# How much difference with Dolby TrueHD??



## cruzmisl (Jul 1, 2007)

Hi All,

In an effort to get the best sound/picture possible I took back my Toshiba A20 and exchanged it for an XA2. My rationale for this was the A20's video decoding isn't as good as the XA2's and the A20 did not have 5.1 analog outputs. This is important since my Emotiva MMC-1 doesn't have 1.3 HDMI. 

My plan is to use the XA2 to decode the Dolby TrueHD and pipe it in the MMC-1's direct input.

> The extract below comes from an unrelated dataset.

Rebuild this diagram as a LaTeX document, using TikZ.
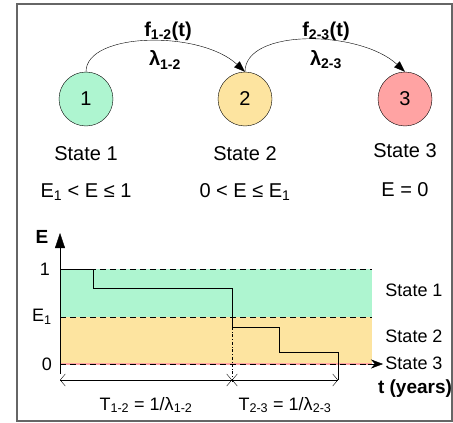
\documentclass[tikz,border=0pt]{standalone}
\usepackage{fontspec}
\setmainfont{Liberation Sans}
\usetikzlibrary{arrows.meta}
\definecolor{stgreen}{HTML}{AEF5D0}
\definecolor{storange}{HTML}{FDE4A0}
\definecolor{stred}{HTML}{FFA3A3}
\tikzset{
  state/.style={circle, draw, thin, minimum size=54pt, inner sep=0pt, font=\fontsize{20}{20}\selectfont},
  toplbl/.style={font=\fontsize{20}{20}\selectfont},
  lbl/.style={font=\fontsize{18}{18}\selectfont},
  flbl/.style={font=\fontsize{20}{20}\selectfont\bfseries},
  blbl/.style={font=\fontsize{19}{19}\selectfont\bfseries},
  trans/.style={thin, -{Triangle[length=11pt,width=8pt]}},
  level/.style={dashed, dash pattern=on 6pt off 4pt, thin},
  dim/.style={thin, {Straight Barb[length=5pt,width=12pt]}-{Straight Barb[length=5pt,width=12pt]}}
}
\begin{document}
\begin{tikzpicture}[x=1pt,y=-1pt]
    \useasboundingbox (0,0) rectangle (453,423);
    \draw[gray!80!black, line width=1.5pt] (17,4) rectangle (452,421);
    % States
    \node[state, fill=stgreen] (s1) at (86,99) {1};
    \node[state, fill=storange] (s2) at (245,99) {2};
    \node[state, fill=stred] (s3) at (405,99) {3};
    \node[toplbl] (n1) at (86,154) {State 1};
    \node[toplbl] (n2) at (245,154) {State 2};
    \node[toplbl] (n3) at (405,151) {State 3};
    \node[toplbl] (r1) at (86,192) {E\textsubscript{1} < E ≤ 1};
    \node[toplbl] (r2) at (245,192) {0 < E ≤ E\textsubscript{1}};
    \node[toplbl] (r3) at (405,190) {E = 0};
    % Transitions
    \draw[trans] (s1.north) .. controls (86,32) and (200,30) .. (s2.north);
    \draw[trans] (s2.north) .. controls (245,28) and (360,30) .. (s3.north);
    \node[flbl] (f12) at (168,31) {f\textsubscript{1-2}(t)};
    \node[flbl] (l12) at (165,60) {λ\textsubscript{1-2}};
    \node[flbl] (f23) at (326,31) {f\textsubscript{2-3}(t)};
    \node[flbl] (l23) at (326,60) {λ\textsubscript{2-3}};
    % Bands
    \fill[stgreen] (60,269) rectangle (372,317);
    \fill[storange] (60,317) rectangle (372,364);
    \draw[stred, line width=1.5pt] (60,364) -- (372,364);
    \draw[level] (60,269) -- (372,269);
    \draw[level] (60,317) -- (372,317);
    \draw[level] (60,364) -- (372,364);
    % Axes
    \draw[thin, -{Triangle[length=15pt,width=10pt]}] (60,374) -- (60,233);
    \draw[thin, -{Stealth[length=12pt,width=9pt]}] (368,364) -- (383,364);
    \node[blbl] (ax) at (42,237) {E};
    \node[lbl] (y1) at (45,269) {1};
    \node[lbl] (ye) at (42,317) {E\textsubscript{1}};
    \node[lbl] (y0) at (47,364) {0};
    \node[blbl] (tx) at (415,389) {t (years)};
    \node[lbl] (b1) at (414,290) {State 1};
    \node[lbl] (b2) at (414,336) {State 2};
    \node[lbl] (b3) at (414,363) {State 3};
    % Path of E
    \draw[thin] (60,269) -- (93,269) -- (93,288) -- (232,288) -- (232,327) -- (279,327)
      -- (279,352) -- (338,352) -- (338,380);
    \draw[thin, dash dot] (232,327) -- (232,382);
    % Times
    \coordinate (t0) at (60,380);
    \coordinate (t1) at (232,380);
    \coordinate (t2) at (338,380);
    \draw[dim] (t0) -- (t1);
    \draw[dim] (t1) -- (t2);
    \node[lbl] (d1) at (146,405) {T\textsubscript{1-2} = 1/λ\textsubscript{1-2}};
    \node[lbl] (d2) at (285,405) {T\textsubscript{2-3} = 1/λ\textsubscript{2-3}};
\end{tikzpicture}
\end{document}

Anyway, on to my question. Is there a big difference in sound between TrueHD and standard Dolby soundtracks? I am hoping the extra $150 will be worth it both in terms of sound and picture quality.

Thanks,
Joe


----------



## bobgpsr (Apr 20, 2006)

A subtle difference to me. Only during low audio level portions in Phantom of the Opera, etc IME. YMMV. But you will be using a lossless audio connection from the player to your Pre-Pro which should also give you the full benefit of other advanced audio codecs like Dolby Digital Plus (DD+) especially with the high 1509 kbps bitrates that Universal and Paramount use.


----------



## bob1029 (Feb 26, 2007)

I honestly cannot tell the difference in quality with the current movies, but I would imagine that as the audio engineers adapt to the higher bitrates, that the sound will be more open/dynamic.


----------



## gsmollin (Apr 25, 2006)

I found it subtle as well. I have some movies with both style soundtracks, and the TrueHD has better dynamics, and a clearer sound. But it is a small improvement. I think the resolution and color gamut improvements of the video signal are much more important. Still, it is better, and it should improve more with 7.1 soundtracks.


----------